The United States Tax Court recently decided that not all benefits earned during a leave of absence under Labor Code § 4850 are tax exempt. In Clarence William Speer v. Commissioner of Internal Revenue, the Tax Court ruled that the government can tax accrued vacation and sick leave earned during a disability leave of absence.
After serving the citizens of Los Angeles for over 25 years, LAPD Detective Clarence Speer retired from public service in 2009. On account of duty related injury, Speer took temporary disability twice during his decade’s long career. Speer first took temporary disability leave in 1982. In 2007, Speer used temporary disability leave for the second time.
At retirement in 2009, Speer had accumulated 541 hours of unused vacation time.
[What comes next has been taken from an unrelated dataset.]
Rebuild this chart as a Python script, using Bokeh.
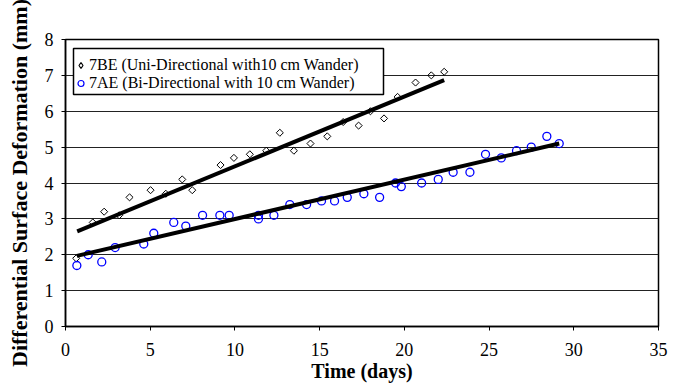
import math
from bokeh.plotting import figure
from bokeh.models import Range1d, Legend, LegendItem, FixedTicker, BoxAnnotation
from bokeh.embed import file_html
from bokeh.resources import INLINE

# 7BE (Uni-Directional with 10 cm Wander)
days_7be = [0.63, 1.61, 2.28, 3.17, 3.78, 5.02, 5.92, 6.89, 7.48, 9.15, 9.94, 10.88,
            11.85, 12.65, 13.48, 14.46, 15.45, 16.39, 17.30, 18.00, 18.80, 19.60,
            20.66, 21.59, 22.35]
def_7be = [1.9, 2.9, 3.2, 3.1, 3.6, 3.8, 3.7, 4.1, 3.8, 4.5, 4.7, 4.8,
           4.9, 5.4, 4.9, 5.1, 5.3, 5.7, 5.6, 6.0, 5.8, 6.4,
           6.8, 7.0, 7.1]

# 7AE (Bi-Directional with 10 cm Wander)
days_7ae = [0.67, 1.34, 2.14, 2.93, 4.62, 5.21, 6.39, 7.10, 8.09, 9.11, 9.66, 11.39,
            11.39, 12.30, 13.24, 14.23, 15.11, 15.88, 16.63, 17.61, 18.54, 19.48,
            19.82, 21.02, 22.00, 22.88, 23.87, 24.79, 25.72, 26.62, 27.49, 28.41, 29.14]
def_7ae = [1.7, 2.0, 1.8, 2.2, 2.3, 2.6, 2.9, 2.8, 3.1, 3.1, 3.1, 3.1,
           3.0, 3.1, 3.4, 3.4, 3.5, 3.5, 3.6, 3.7, 3.6, 4.0,
           3.9, 4.0, 4.1, 4.3, 4.3, 4.8, 4.7, 4.9, 5.0, 5.3, 5.1]

# linear trend lines (end points)
trend_7be_days = [0.69, 22.35]
trend_7be_def = [2.65, 6.87]
trend_7ae_days = [0.67, 29.14]
trend_7ae_def = [1.97, 5.10]

x_ticks = [0, 5, 10, 15, 20, 25, 30, 35]
y_ticks = [0, 1, 2, 3, 4, 5, 6, 7, 8]
label_7be = "7BE (Uni-Directional with10 cm Wander)"
label_7ae = "7AE (Bi-Directional with 10 cm Wander)"

FONT = "Liberation Serif"

p = figure(width=683, height=390, x_range=Range1d(0, 35), y_range=Range1d(0, 8),
           output_backend="svg", toolbar_location=None,
           min_border_left=65, min_border_right=25, min_border_top=39, min_border_bottom=64,
           background_fill_color="white", border_fill_color="white")

p.outline_line_color = "black"
p.outline_line_width = 1.5
p.outline_line_alpha = 1.0

p.xgrid.visible = False
p.ygrid.ticker = FixedTicker(ticks=y_ticks)
p.ygrid.grid_line_color = "#222222"
p.ygrid.grid_line_width = 1

for ax, ticks in ((p.xaxis[0], x_ticks), (p.yaxis[0], y_ticks)):
    ax.ticker = FixedTicker(ticks=ticks)
    ax.major_tick_in = 0
    ax.major_tick_out = 4
    ax.major_tick_line_color = "black"
    ax.minor_tick_line_color = None
    ax.axis_line_color = "black"
    ax.axis_line_width = 1.5
    ax.major_label_text_font = FONT
    ax.major_label_text_font_size = "18px"
    ax.major_label_text_color = "black"
    ax.axis_label_text_font = FONT
    ax.axis_label_text_font_style = "bold"
    ax.axis_label_text_color = "black"

p.xaxis.major_label_standoff = 12
p.yaxis.major_label_standoff = 8
p.xaxis.axis_label = "Time (days)"
p.xaxis.axis_label_text_font_size = "20px"
p.xaxis.axis_label_standoff = 1
p.yaxis.axis_label = "Differential Surface Deformation (mm)"
p.yaxis.axis_label_text_font_size = "22px"
p.yaxis.axis_label_standoff = 10

# data markers
p.scatter(days_7be, def_7be, marker="square", angle=math.pi / 4, size=5,
          fill_color=None, line_color="black", line_width=1)
p.scatter(days_7ae, def_7ae, marker="circle", size=8,
          fill_color=None, line_color="#0000FF", line_width=1.3)

# trend lines
p.line(trend_7be_days, trend_7be_def, line_color="black", line_width=4)
p.line(trend_7ae_days, trend_7ae_def, line_color="black", line_width=4)

# legend proxies (hidden renderers, only used for the legend swatches)
leg_be = p.scatter(days_7be, def_7be, marker="diamond", fill_color=None,
                   line_color="black", line_width=1.2, visible=False)
leg_ae = p.scatter(days_7ae, def_7ae, marker="circle", fill_color=None,
                   line_color="#0000FF", line_width=1.2, visible=False)

# legend frame (canvas pixels)
legend_frame = BoxAnnotation(left=73, right=383, top=48, bottom=94,
                             left_units="canvas", right_units="canvas",
                             top_units="canvas", bottom_units="canvas",
                             fill_color="white", fill_alpha=1.0,
                             line_color="black", line_width=1.5, line_alpha=1.0)
p.add_layout(legend_frame)

legend = Legend(items=[LegendItem(label=label_7be, renderers=[leg_be]),
                       LegendItem(label=label_7ae, renderers=[leg_ae])],
                location=(8, 234), margin=0, padding=3, spacing=-4,
                label_height=18, glyph_height=18, glyph_width=15,
                label_standoff=1,
                label_text_font=FONT, label_text_font_size="16px", label_text_color="black",
                border_line_color=None, background_fill_alpha=0.0,
                inactive_fill_alpha=0.0)
p.add_layout(legend, "center")

open("out.html", "w").write(file_html(p, INLINE))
Speer also accrued 800 hours of unused sick leave. Combined, the unused benefits had a value of $53,513. After cashing out the $53,513 at retirement, the City of Los Angeles reported that amount as income on Speer’s 2009 W-2. Since Speer earned some of the cashed out benefits while on temporary disability, Speer excluded the $53,313 from his 2009 income tax return.
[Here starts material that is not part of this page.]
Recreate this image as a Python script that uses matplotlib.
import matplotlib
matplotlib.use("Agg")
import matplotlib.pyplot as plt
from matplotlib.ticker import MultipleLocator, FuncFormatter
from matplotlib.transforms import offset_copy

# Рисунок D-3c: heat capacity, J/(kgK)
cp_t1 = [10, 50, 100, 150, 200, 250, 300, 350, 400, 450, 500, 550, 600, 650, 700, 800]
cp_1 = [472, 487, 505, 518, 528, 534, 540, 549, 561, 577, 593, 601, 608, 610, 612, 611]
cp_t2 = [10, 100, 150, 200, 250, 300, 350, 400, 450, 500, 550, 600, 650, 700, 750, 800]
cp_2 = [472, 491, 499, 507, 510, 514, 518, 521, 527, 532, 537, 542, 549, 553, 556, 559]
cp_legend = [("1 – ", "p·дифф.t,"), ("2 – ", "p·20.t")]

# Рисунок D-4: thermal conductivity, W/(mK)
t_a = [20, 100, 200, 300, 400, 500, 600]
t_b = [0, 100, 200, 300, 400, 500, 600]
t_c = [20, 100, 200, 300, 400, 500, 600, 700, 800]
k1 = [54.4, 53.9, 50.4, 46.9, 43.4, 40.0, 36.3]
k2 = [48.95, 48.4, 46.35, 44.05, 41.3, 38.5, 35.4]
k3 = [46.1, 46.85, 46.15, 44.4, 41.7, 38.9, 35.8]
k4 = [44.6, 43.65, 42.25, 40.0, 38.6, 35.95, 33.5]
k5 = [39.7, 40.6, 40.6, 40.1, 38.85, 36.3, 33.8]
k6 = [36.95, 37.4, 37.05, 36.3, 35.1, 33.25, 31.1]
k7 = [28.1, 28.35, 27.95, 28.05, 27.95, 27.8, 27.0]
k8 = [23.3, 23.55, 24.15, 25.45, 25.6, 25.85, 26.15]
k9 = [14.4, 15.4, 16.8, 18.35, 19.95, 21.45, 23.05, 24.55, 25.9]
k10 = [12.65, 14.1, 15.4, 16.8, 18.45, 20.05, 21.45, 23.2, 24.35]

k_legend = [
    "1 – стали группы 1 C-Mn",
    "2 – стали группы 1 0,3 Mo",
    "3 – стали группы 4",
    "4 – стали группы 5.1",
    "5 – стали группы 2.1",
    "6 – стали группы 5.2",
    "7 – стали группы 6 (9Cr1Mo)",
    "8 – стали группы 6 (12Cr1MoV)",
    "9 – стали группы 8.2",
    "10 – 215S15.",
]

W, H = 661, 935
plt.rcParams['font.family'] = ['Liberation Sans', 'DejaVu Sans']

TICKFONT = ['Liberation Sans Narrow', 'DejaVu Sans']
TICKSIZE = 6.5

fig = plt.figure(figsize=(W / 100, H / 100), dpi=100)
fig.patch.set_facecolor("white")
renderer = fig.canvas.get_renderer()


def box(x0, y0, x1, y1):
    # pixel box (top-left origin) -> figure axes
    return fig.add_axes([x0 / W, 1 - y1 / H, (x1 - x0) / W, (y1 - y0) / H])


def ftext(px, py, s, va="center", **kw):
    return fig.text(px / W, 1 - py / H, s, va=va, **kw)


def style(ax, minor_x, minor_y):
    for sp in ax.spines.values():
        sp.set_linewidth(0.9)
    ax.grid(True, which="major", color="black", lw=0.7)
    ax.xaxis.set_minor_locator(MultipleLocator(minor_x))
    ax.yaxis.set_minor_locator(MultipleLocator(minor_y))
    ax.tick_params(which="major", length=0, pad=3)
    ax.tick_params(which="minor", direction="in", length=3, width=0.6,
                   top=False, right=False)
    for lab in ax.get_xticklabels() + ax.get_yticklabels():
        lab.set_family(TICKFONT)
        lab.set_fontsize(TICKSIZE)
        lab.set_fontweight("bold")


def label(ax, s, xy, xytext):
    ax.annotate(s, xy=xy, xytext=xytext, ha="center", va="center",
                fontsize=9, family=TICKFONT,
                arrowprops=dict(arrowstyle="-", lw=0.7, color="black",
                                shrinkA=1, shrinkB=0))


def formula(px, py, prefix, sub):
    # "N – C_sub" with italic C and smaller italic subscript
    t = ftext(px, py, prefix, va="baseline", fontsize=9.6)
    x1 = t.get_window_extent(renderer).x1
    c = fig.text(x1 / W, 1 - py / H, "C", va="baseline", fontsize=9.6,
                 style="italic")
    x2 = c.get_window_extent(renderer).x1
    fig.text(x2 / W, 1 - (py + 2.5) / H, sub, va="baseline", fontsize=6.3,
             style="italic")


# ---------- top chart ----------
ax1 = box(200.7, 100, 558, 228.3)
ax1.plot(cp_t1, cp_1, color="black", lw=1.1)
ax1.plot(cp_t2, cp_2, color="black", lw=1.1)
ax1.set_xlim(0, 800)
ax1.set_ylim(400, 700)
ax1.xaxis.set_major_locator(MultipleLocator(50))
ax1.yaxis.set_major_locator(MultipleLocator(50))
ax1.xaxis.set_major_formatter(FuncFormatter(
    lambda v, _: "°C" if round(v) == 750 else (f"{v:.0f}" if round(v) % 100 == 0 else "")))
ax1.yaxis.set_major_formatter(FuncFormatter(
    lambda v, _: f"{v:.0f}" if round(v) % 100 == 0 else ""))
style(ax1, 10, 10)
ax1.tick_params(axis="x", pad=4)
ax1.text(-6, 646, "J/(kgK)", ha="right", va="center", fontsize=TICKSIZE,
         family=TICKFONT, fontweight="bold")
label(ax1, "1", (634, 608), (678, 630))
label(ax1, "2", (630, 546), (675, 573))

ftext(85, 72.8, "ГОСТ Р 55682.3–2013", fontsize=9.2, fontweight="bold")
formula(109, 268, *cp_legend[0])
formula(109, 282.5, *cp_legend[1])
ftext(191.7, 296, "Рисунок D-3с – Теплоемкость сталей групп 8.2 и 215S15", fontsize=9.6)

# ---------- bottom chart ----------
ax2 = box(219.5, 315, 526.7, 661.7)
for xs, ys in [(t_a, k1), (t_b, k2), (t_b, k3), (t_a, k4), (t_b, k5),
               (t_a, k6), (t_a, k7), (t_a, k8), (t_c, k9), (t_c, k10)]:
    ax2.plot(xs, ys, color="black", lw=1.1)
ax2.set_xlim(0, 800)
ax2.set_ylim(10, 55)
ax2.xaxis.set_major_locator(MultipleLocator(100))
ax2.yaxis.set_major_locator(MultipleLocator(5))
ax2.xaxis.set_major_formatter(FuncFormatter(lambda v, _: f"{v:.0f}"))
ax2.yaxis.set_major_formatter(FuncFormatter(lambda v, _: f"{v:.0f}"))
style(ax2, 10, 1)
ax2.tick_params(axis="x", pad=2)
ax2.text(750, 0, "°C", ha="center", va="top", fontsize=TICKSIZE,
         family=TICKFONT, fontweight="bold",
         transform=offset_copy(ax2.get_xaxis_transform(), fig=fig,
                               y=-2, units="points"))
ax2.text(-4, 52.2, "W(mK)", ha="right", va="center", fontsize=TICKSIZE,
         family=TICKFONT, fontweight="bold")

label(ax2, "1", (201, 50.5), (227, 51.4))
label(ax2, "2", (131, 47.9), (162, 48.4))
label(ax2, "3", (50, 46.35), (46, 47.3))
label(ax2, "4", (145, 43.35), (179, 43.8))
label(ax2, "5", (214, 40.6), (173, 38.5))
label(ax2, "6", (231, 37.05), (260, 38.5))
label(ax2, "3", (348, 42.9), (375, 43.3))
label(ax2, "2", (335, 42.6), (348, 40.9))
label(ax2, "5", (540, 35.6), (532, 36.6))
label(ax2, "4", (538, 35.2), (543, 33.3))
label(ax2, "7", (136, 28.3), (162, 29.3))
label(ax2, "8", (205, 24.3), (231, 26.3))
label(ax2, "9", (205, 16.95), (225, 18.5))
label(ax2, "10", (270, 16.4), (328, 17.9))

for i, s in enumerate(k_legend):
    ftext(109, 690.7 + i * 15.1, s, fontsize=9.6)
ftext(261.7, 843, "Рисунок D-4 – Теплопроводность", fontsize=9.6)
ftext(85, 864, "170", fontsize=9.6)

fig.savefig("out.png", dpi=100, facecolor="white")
Labor Code § 4850 allows police officers and firefighters a one year leave of absence in lieu of workers' compensation. When the disability ends, compensation for that disability also stops. The government cannot tax workers’ compensation income under 26 United States Code § 104(a)(1). As a statute that resembles a workers’ compensation statute, the income tax exemption applies to Labor Code § 4850.
Not only is disability pay exempt from income tax, but Labor Code § 4850(a) entitles police officers to temporary disability leave without any loss of salary. This means that vacation and sick leave continue to accrue during paid disability leave. Naturally, Speer claimed the benefits earned during his disability time as exempt from income tax.
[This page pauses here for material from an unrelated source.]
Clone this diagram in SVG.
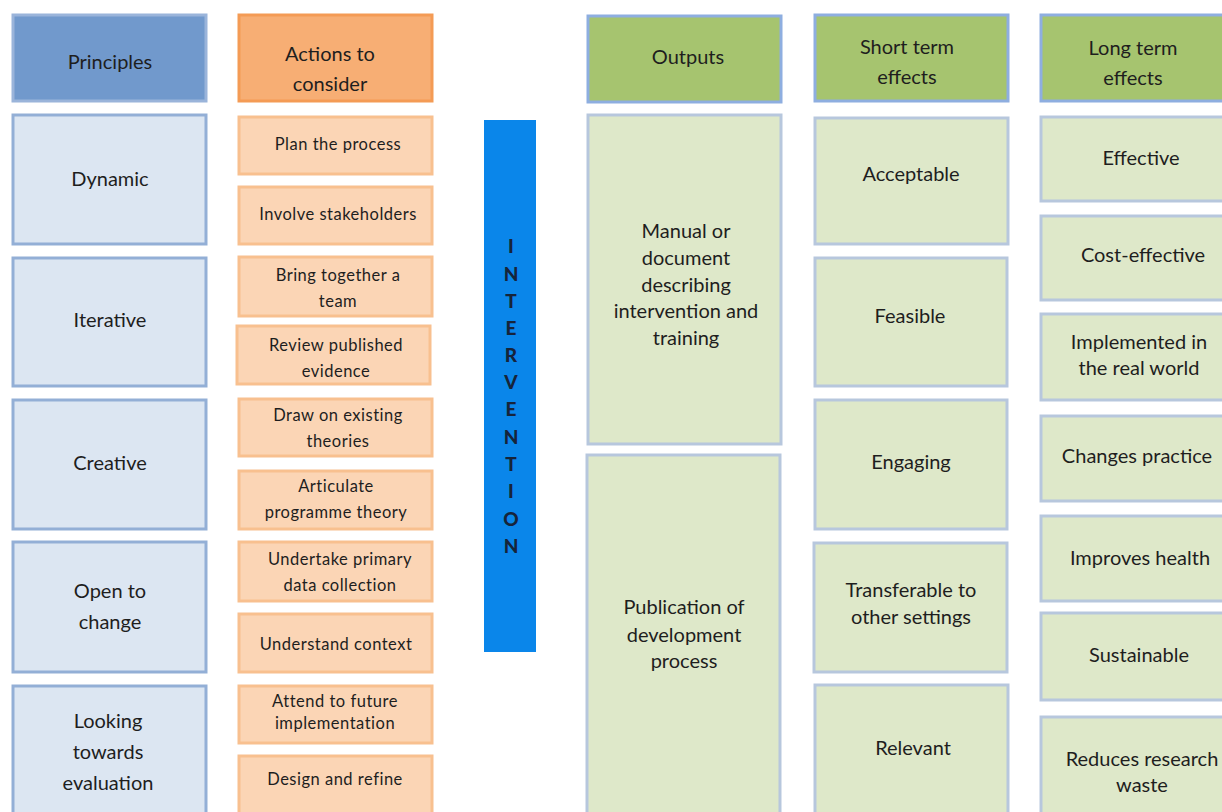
<svg xmlns="http://www.w3.org/2000/svg" width="1222" height="812" viewBox="0 0 1222 812">
<style>
text{font-family:Lato,"Open Sans","Liberation Sans",sans-serif;fill:#1e1e1e;text-anchor:middle}
.ph{fill:#7199cc;stroke:#9ab4da;stroke-width:3}
.pb{fill:#dce6f2;stroke:#93afd6;stroke-width:3}
.ah{fill:#f7ae74;stroke:#f49b55;stroke-width:3}
.ab{fill:#fbd5b5;stroke:#f8c08f;stroke-width:3}
.gh{fill:#a6c46f;stroke:#8eaee0;stroke-width:3}
.gb{fill:#dee8c9;stroke:#b7c7dd;stroke-width:3}
.t20{font-size:20px}
.t16{font-size:16.5px;letter-spacing:0.5px}
.iv{font-size:19px;font-weight:900;fill:#16243a}
</style>
<rect width="1222" height="812" fill="#ffffff"/>
<g id="principles-header"><rect class="ph" x="13" y="15" width="193" height="86"/><text class="t20" x="110" y="69">Principles</text></g>
<g id="p-dynamic"><rect class="pb" x="13" y="115" width="193" height="129"/><text class="t20" x="110" y="186">Dynamic</text></g>
<g id="p-iterative"><rect class="pb" x="13" y="258" width="193" height="128"/><text class="t20" x="110" y="327">Iterative</text></g>
<g id="p-creative"><rect class="pb" x="13" y="400" width="193" height="129"/><text class="t20" x="110" y="470">Creative</text></g>
<g id="p-open"><rect class="pb" x="13" y="542" width="193" height="130"/><text class="t20" x="110" y="598">Open to</text><text class="t20" x="110" y="629">change</text></g>
<g id="p-looking"><rect class="pb" x="13" y="686" width="193" height="140"/><text class="t20" x="108" y="728">Looking</text><text class="t20" x="108" y="759">towards</text><text class="t20" x="108" y="790">evaluation</text></g>

<g id="actions-header"><rect class="ah" x="239" y="15" width="193" height="86"/><text class="t20" x="330" y="61">Actions to</text><text class="t20" x="330" y="91">consider</text></g>
<g id="a-plan"><rect class="ab" x="239" y="117" width="193" height="57"/><text class="t16" x="338" y="150">Plan the process</text></g>
<g id="a-involve"><rect class="ab" x="239" y="187" width="193" height="57"/><text class="t16" x="338" y="220">Involve stakeholders</text></g>
<g id="a-team"><rect class="ab" x="239" y="257" width="193" height="59"/><text class="t16" x="338" y="281">Bring together a</text><text class="t16" x="338" y="307">team</text></g>
<g id="a-review"><rect class="ab" x="237" y="326" width="193" height="58"/><text class="t16" x="336" y="351">Review published</text><text class="t16" x="336" y="377">evidence</text></g>
<g id="a-draw"><rect class="ab" x="239" y="399" width="193" height="57"/><text class="t16" x="338" y="421">Draw on existing</text><text class="t16" x="338" y="447">theories</text></g>
<g id="a-articulate"><rect class="ab" x="239" y="471" width="193" height="58"/><text class="t16" x="336" y="492">Articulate</text><text class="t16" x="336" y="518">programme theory</text></g>
<g id="a-undertake"><rect class="ab" x="239" y="542" width="193" height="59"/><text class="t16" x="340" y="565">Undertake primary</text><text class="t16" x="340" y="591">data collection</text></g>
<g id="a-context"><rect class="ab" x="239" y="614" width="193" height="58"/><text class="t16" x="336" y="650">Understand context</text></g>
<g id="a-attend"><rect class="ab" x="239" y="686" width="193" height="57"/><text class="t16" x="335" y="707">Attend to future</text><text class="t16" x="335" y="729">implementation</text></g>
<g id="a-design"><rect class="ab" x="239" y="756" width="193" height="70"/><text class="t16" x="335" y="785">Design and refine</text></g>

<g id="intervention"><rect x="484" y="120" width="52" height="532" fill="#0a86ea"/>
<text class="iv" x="511" y="253">I</text><text class="iv" x="511" y="281">N</text><text class="iv" x="511" y="308">T</text><text class="iv" x="511" y="335">E</text><text class="iv" x="511" y="362">R</text><text class="iv" x="511" y="389">V</text><text class="iv" x="511" y="416">E</text><text class="iv" x="511" y="444">N</text><text class="iv" x="511" y="471">T</text><text class="iv" x="511" y="498">I</text><text class="iv" x="511" y="526">O</text><text class="iv" x="511" y="553">N</text></g>

<g id="outputs-header"><rect class="gh" x="588" y="16" width="193" height="86"/><text class="t20" x="688" y="64">Outputs</text></g>
<g id="o-manual"><rect class="gb" x="588" y="115" width="193" height="329"/><text class="t20" x="686" y="238">Manual or</text><text class="t20" x="686" y="265">document</text><text class="t20" x="686" y="292">describing</text><text class="t20" x="686" y="318">intervention and</text><text class="t20" x="686" y="345">training</text></g>
<g id="o-publication"><rect class="gb" x="587" y="455" width="193" height="370"/><text class="t20" x="684" y="614">Publication of</text><text class="t20" x="684" y="642">development</text><text class="t20" x="684" y="668">process</text></g>

<g id="short-header"><rect class="gh" x="815" y="15" width="193" height="86"/><text class="t20" x="907" y="54">Short term</text><text class="t20" x="907" y="84">effects</text></g>
<g id="s-acceptable"><rect class="gb" x="815" y="118" width="193" height="126"/><text class="t20" x="911" y="181">Acceptable</text></g>
<g id="s-feasible"><rect class="gb" x="815" y="258" width="192" height="128"/><text class="t20" x="910" y="323">Feasible</text></g>
<g id="s-engaging"><rect class="gb" x="815" y="400" width="192" height="129"/><text class="t20" x="911" y="469">Engaging</text></g>
<g id="s-transferable"><rect class="gb" x="814" y="543" width="193" height="129"/><text class="t20" x="911" y="597">Transferable to</text><text class="t20" x="911" y="624">other settings</text></g>
<g id="s-relevant"><rect class="gb" x="815" y="685" width="193" height="140"/><text class="t20" x="913" y="755">Relevant</text></g>

<g id="long-header"><rect class="gh" x="1041" y="15" width="200" height="86"/><text class="t20" x="1133" y="55">Long term</text><text class="t20" x="1133" y="85">effects</text></g>
<g id="l-effective"><rect class="gb" x="1041" y="117" width="200" height="84"/><text class="t20" x="1141" y="165">Effective</text></g>
<g id="l-cost"><rect class="gb" x="1041" y="216" width="200" height="84"/><text class="t20" x="1143" y="262">Cost-effective</text></g>
<g id="l-implemented"><rect class="gb" x="1041" y="314" width="200" height="86"/><text class="t20" x="1139" y="349">Implemented in</text><text class="t20" x="1139" y="375">the real world</text></g>
<g id="l-changes"><rect class="gb" x="1041" y="416" width="200" height="85"/><text class="t20" x="1137" y="463">Changes practice</text></g>
<g id="l-improves"><rect class="gb" x="1041" y="516" width="200" height="85"/><text class="t20" x="1140" y="565">Improves health</text></g>
<g id="l-sustainable"><rect class="gb" x="1041" y="613" width="200" height="87"/><text class="t20" x="1139" y="662">Sustainable</text></g>
<g id="l-reduces"><rect class="gb" x="1041" y="717" width="200" height="110"/><text class="t20" x="1142" y="766">Reduces research</text><text class="t20" x="1142" y="792">waste</text></g>
<g id="connectors"></g>
</svg>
The Tax Court disagreed with Speer. Citing Boyd v. City of Santa Ana, the Tax Court stated that compensation paid while on disability leave was not salary, but compensation for injuries. Since Speer could not take vacation or sick time during his temporary disability, he could not benefit from the accrued vacation or sick time while on disability. Speer’s only benefit from the accrued vacation and sick time came after his disability ended. The Tax Court ruled that any payments received by Speer after his disability ended were not part of Speer’s Labor Code § 4850 compensation. Thus, the income tax exemptions did not apply to Speer’s cashed out leave.